IT’S ALL GONE LOCO IN LA CORUNA
FFT goes in search of answers
Maria Pita defines what it is to be from A Coruna. On May 4, 1589, she watched her husband – an army captain defending the old city walls from Francis Drake’s English Armada – die from a crossbow to the head. Not only did she not flinch, Pita fought for her besieged Galician city.
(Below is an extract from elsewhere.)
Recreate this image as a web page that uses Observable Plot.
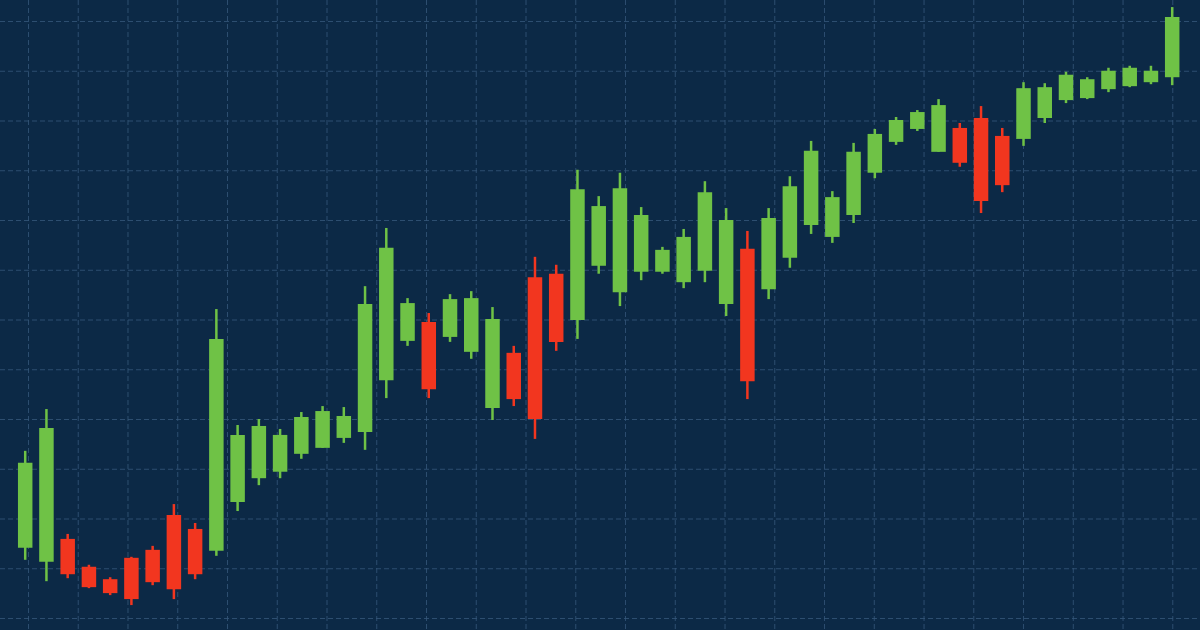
<!DOCTYPE html>
<html>
<head>
<meta charset="utf-8">
<script src="https://cdn.jsdelivr.net/npm/d3@7"></script>
<script src="https://cdn.jsdelivr.net/npm/@observablehq/plot@0.6"></script>
<style>
  html, body { margin: 0; padding: 0; background: #0c2946; overflow: hidden; }
  #chart svg { display: block; }
</style>
</head>
<body>
<div id="chart"></div>
<script>
// Trading days
const days = d3.range(1, 56);
// Open / high / low / close prices
const open  = [114.1,111.3,115.9,110.3,107.8,112.1,113.7,120.7,117.9,113.5,
               123.3,128.1,129.4,133.0,134.2,136.2,137.4,147.8,155.7,159.5,
               156.5,153.5,142.2,153.3,168.5,169.2,159.9,170.8,165.5,169.6,
               169.6,167.5,169.8,163.1,174.2,166.1,172.4,179.0,176.6,181.0,
               189.5,195.7,198.3,193.7,198.5,200.5,196.9,196.3,200.5,204.1,
               204.5,206.3,206.9,207.7,208.7];
const high  = [133.6,142.0,116.9,110.7,108.2,112.3,114.5,122.9,119.1,162.1,
               138.8,140.0,138.0,141.4,142.6,142.4,166.7,178.4,164.3,161.3,
               165.1,165.7,162.5,154.7,172.6,171.0,190.1,184.8,189.5,182.6,
               174.6,178.2,187.8,182.4,177.8,182.4,188.8,195.9,185.8,195.5,
               198.3,200.7,202.1,204.3,199.5,202.9,198.5,207.7,207.5,209.8,
               208.7,210.6,211.0,211.0,222.8];
const low   = [111.7,107.4,108.0,106.0,104.6,102.6,106.6,103.8,107.8,112.5,
               121.5,126.7,128.1,132.0,134.2,135.2,133.8,144.2,154.7,144.2,
               155.5,152.1,139.8,142.6,136.0,153.7,156.1,169.2,162.7,167.9,
               169.2,166.3,167.5,160.7,144.0,164.1,170.4,177.2,175.4,179.4,
               188.4,195.1,197.9,193.7,190.7,181.4,185.6,194.9,199.5,203.5,
               204.3,205.7,206.7,207.3,207.1];
const close = [131.2,138.2,108.8,106.2,105.0,103.8,107.2,105.8,108.8,156.1,
               136.8,138.6,136.8,140.4,141.6,140.6,163.1,174.4,163.3,146.0,
               164.1,164.3,160.1,144.0,140.0,155.5,186.2,182.8,186.4,181.0,
               174.0,176.6,185.6,180.0,147.6,180.4,186.8,193.9,184.6,193.7,
               197.3,200.1,201.7,203.1,191.5,183.8,187.0,206.5,206.7,209.2,
               208.3,210.0,210.6,210.0,220.8];
// Price grid levels
const priceGrid = d3.range(100, 221, 10);
// Time grid: one line every ~2.34 trading days
const timeGrid = d3.range(0, 24).map(k => 1.155 + k * 2.3423);

const candles = days.map((d, i) => ({
  day: d, open: open[i], high: high[i], low: low[i], close: close[i],
  up: close[i] >= open[i]
}));

const UP = "#6fc246", DOWN = "#f2361f", GRID = "#36587a";

const chart = Plot.plot({
  width: 1200,
  height: 630,
  margin: 0,
  style: { background: "#0c2946", overflow: "visible" },
  x: { domain: [1, 55], range: [24.7, 1171.7], axis: null },
  y: { domain: [100, 220], range: [618, 21], axis: null },
  marks: [
    Plot.ruleY(priceGrid, { stroke: GRID, strokeWidth: 1, strokeDasharray: "5,3", strokeOpacity: 0.8 }),
    Plot.ruleX(timeGrid, { stroke: GRID, strokeWidth: 1, strokeDasharray: "5,3", strokeOpacity: 0.8 }),
    Plot.ruleX(candles, {
      x: "day", y1: "low", y2: "high",
      stroke: d => d.up ? UP : DOWN, strokeWidth: 2.5
    }),
    Plot.ruleX(candles, {
      x: "day", y1: "open", y2: "close",
      stroke: d => d.up ? UP : DOWN, strokeWidth: 14.5
    })
  ]
});
document.getElementById("chart").appendChild(chart);
</script>
</body>
</html>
She picked up a spear and launched it at the English flag bearer, killing him.
“Quen tena honra, que me siga!” she screamed to her captivated troops – in local dialect Gallego, not Spanish – from A Coruna’s highest rampart. “Whoever has honour, follow me!” Pita’s forces then repelled the English with the same fierce determination Drake & Co. had exhibited in the English Channel a year previously.
Just over 400 years later, on May 20, 2000, nearly half of the city’s 245,000 population gathered in the square that bears Pita’s name, statue and battle cry to celebrate A Coruna’s most significant event in the interceding four centuries – Deportivo becoming just the ninth team in history to win La Liga.
A small club on Spain’s north-western tip, Depor were the embodiment of their war hero’s underdog spirit, bravery and will to win. Yet, as a dynasty beckoned, an economic catastrophe meant ‘Super Depor’ became little more than a yo-yo club between La Liga and the Segunda.